境内でのんびりお茶するのは落ち着いて本当の一服になりそうですね。
スイスのジュネーブにあるレプリカの梵鐘
左の写真に写っている梵鐘がジュネーブにあるレプリカの梵鐘です。
品川寺のほんものを見た後に写真を見てみると同じデザインだということがわかります。

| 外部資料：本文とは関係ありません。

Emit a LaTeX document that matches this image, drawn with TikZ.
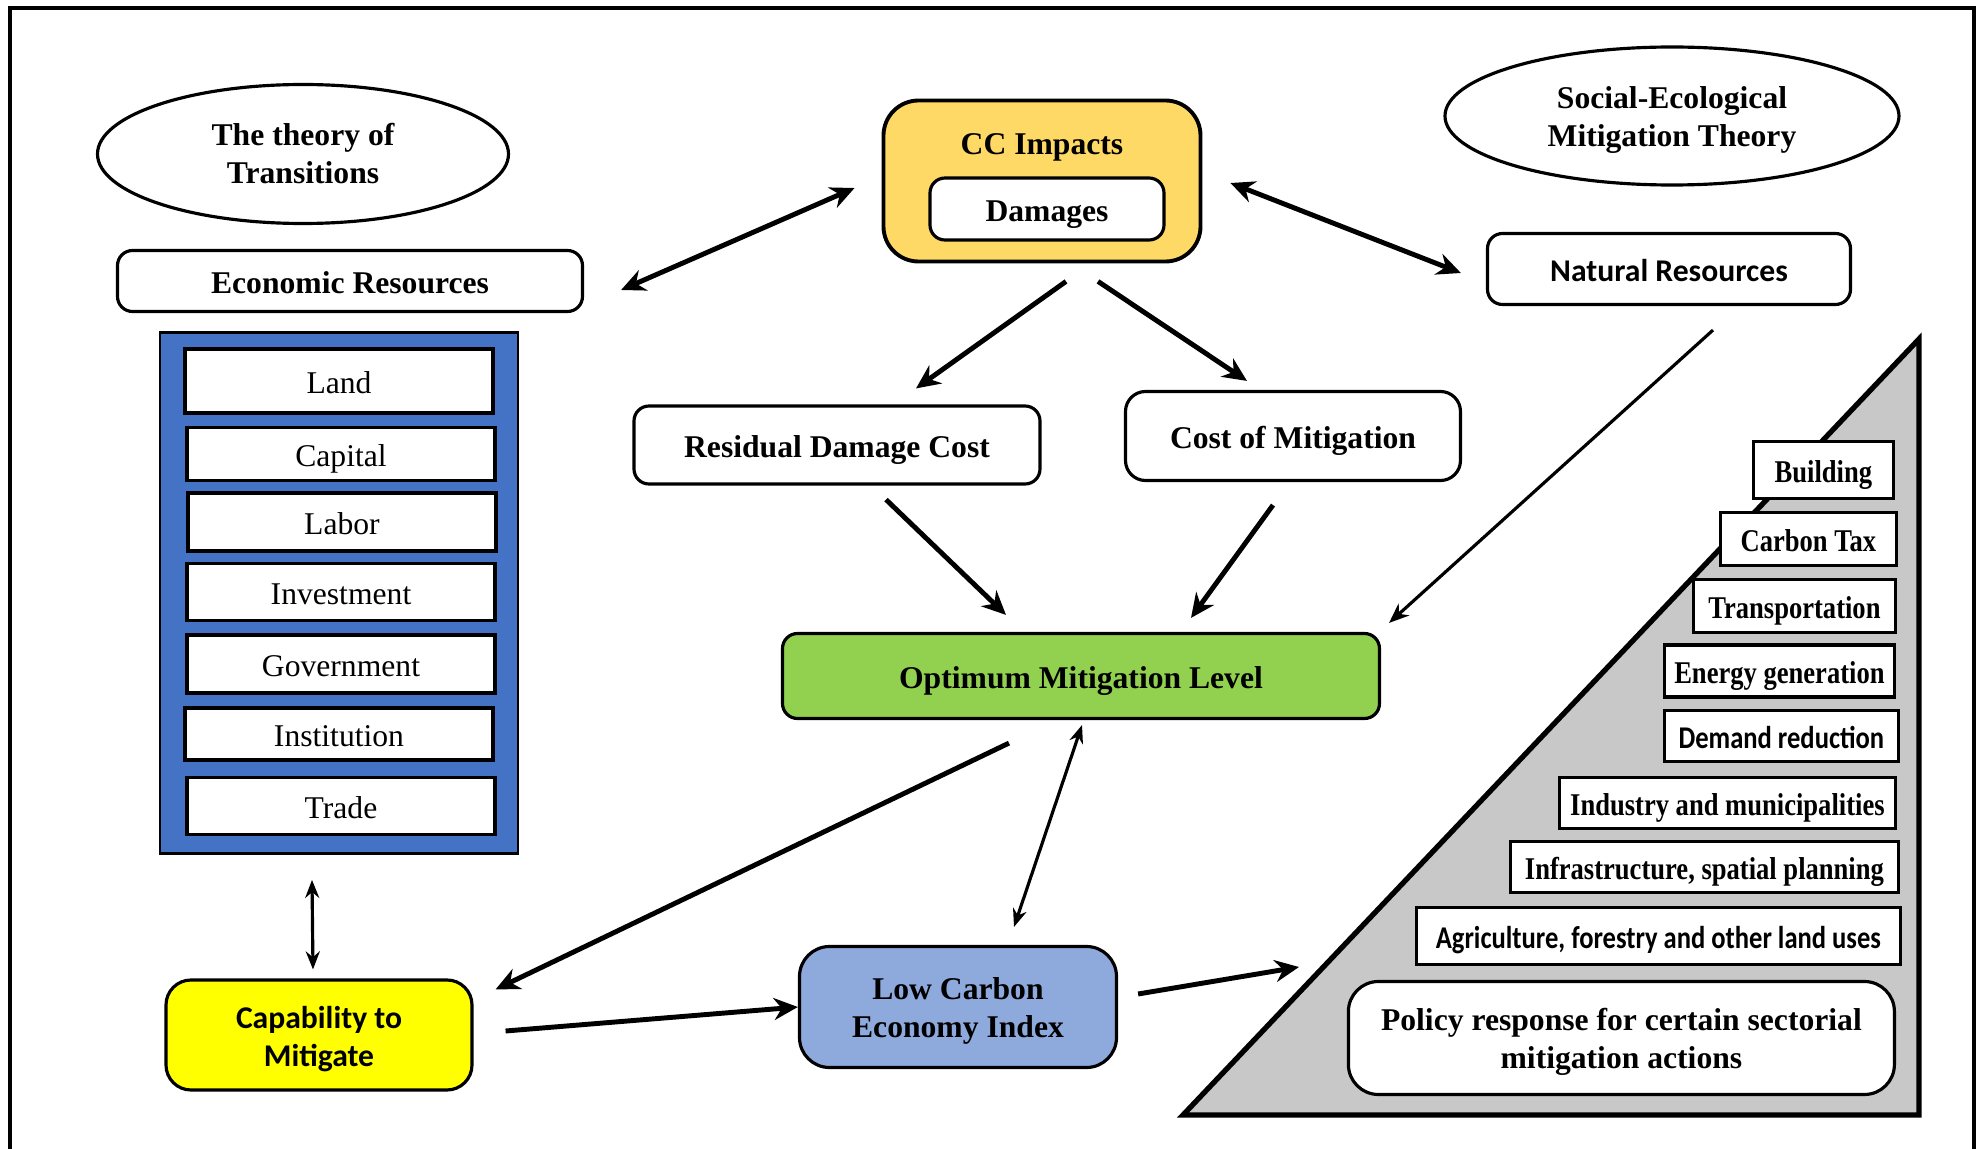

(写真は2014年撮影)
右の写真はすぐそばにある石灯籠。
バックに写っているのがアリアナ美術館です。
ジュネーブのアリアナ美術館には桜の並木道が!
アリアナ美術館と日本の関係ばなしがもうひとつあります。
2014年は日本とスイスの国交樹立150年の記念の年でした。
ジュネーブにあるジャパンクラブがジュネーブ市と協力してプロジェクトを立ち上げました。
それはアリアナ美術館の庭園に桜並木を作るという内容。
実はこのプロジェクトには夫(写真家)が関わりました。
ランドスケープアーキテクトとしてジュネーブ市に務めていることから桜プロジェクトにたずさわり、植樹式にも参加しました。
上の写真は植樹式当日(2014年3月末)に撮影したもの。
この時はソメイヨシノと太白という2種類の桜の木、合計20本が植樹されました。
その後、さらに10本の桜の木が加わり、現在は30本の桜並木となっています。
植樹式に関する詳細や梵鐘の話が「スイス・インフォ」のサイトに書かれています。
興味ありましたらご一読ください。
アリアナ美術館
まとめ:品川寺の梵鐘とスイス・ジュネーブの関係
東京、品川区にある品川寺(ほんせんじ)。
真言宗寺院である品川寺にある梵鐘は一旦どこにあるのかわからなくなったものの、ドラマのような数奇な運命を辿って戻ってきました。
梵鐘が見つかったスイスのジュネーブと品川区は梵鐘の縁から友好姉妹都市となり、現在も交流が続いているというのもおもしろい縁です。
そのおかげで参拝することができた品川寺。
ぜひ一度、品川茶屋のコーヒー片手に品川寺にある江戸六地蔵のひとつである大仏と梵鐘を拝観しに行ってみてください。